Halberstam told me his book (The Children, which came out in 1998) would talk a great deal about the clergymen at the Vanderbilt Divinity School: “They were a distinguished group,” he says. “The cream of a generation. You really knew this was something powerful. You could feel something begin to grow.” 

After Dad’s Moment in History appeared in The Tennessean, I got a phone call from Ben West, Jr. In a couple of weeks. He was going to take part in a ceremony dedicating a plaque on a Nashville street corner. 

Back in 1960, West told me, several weeks after Dad’s prayer vigil, a student from Fisk University named Diane Nash and many other students met with Mayor West on that street corner to talk about integrating the lunch counters. As he said to my father, West said something to the effect that politically it would be hard for him to integrate the lunch counters. And in a moment of clarity and courage, Nash said, “Sometimes you have to do something because it is right.”

In that historic moment, West paused, said she was right, and decided to integrate the lunch counters.  

On the phone Ben West, Jr., wondered aloud to me if perhaps that group from the Nashville Ministerial Association, and what my father said that day in March, might have prepared his father to take the courageous step he took in April. I had never thought of that.   

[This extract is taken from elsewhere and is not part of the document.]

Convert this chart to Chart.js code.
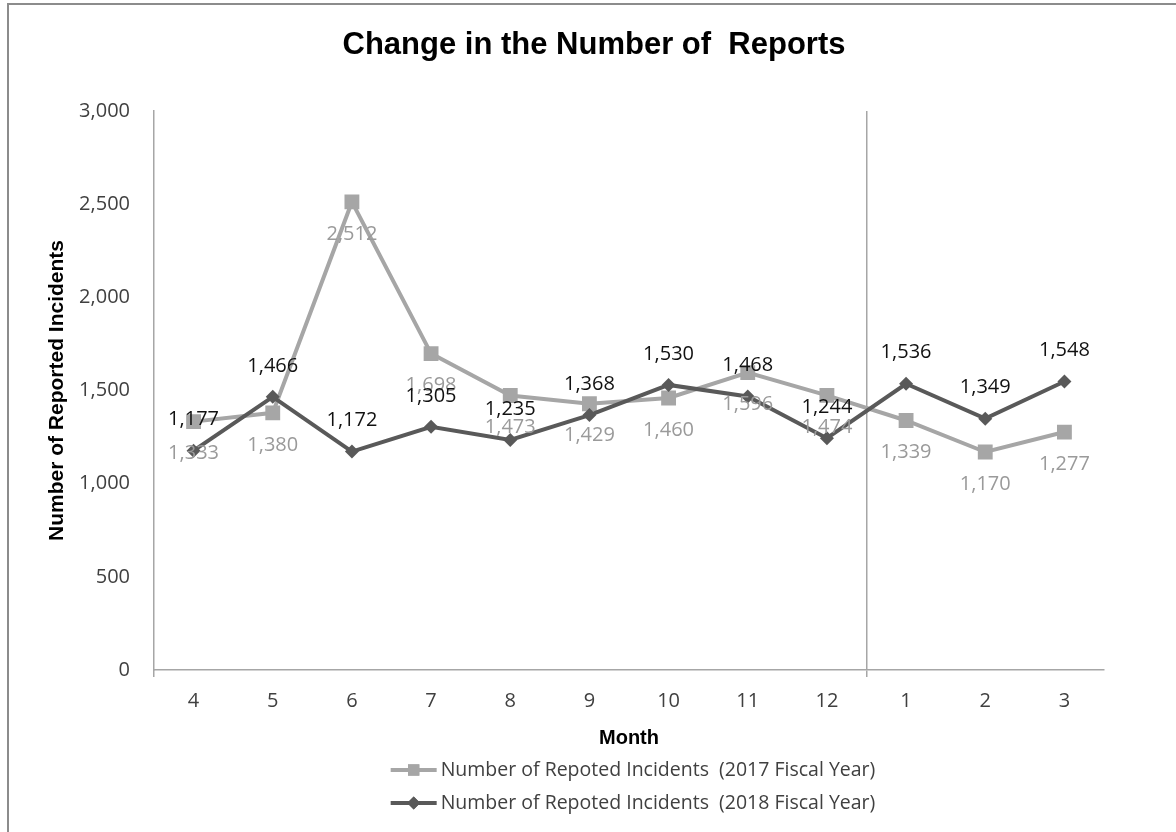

I wasn’t quite 4 when we moved to Washington, D.C. I’m too young to remember any of my father’s sermons at the National Cathedral, which he left in 1965. His obituaries in The Washington Post and The New York Times allocated more type to his 15 years in the federal government (in the adult-education division of the Department of Education) than his 16 years as rector of churches in Cape Girardeau, Missouri, Houston and Nashville—although I know that’s where his heart was, in helping people with the day-to-day crises of their lives. 

If things were different, I might know very little at all about the man my father was when he was just a few years younger than I am now. Instead, I can look through that clipping from The Tennessean and see a priceless moment in time, where I can see what he faced, what he did and what he felt. And I can be proud in a very special way.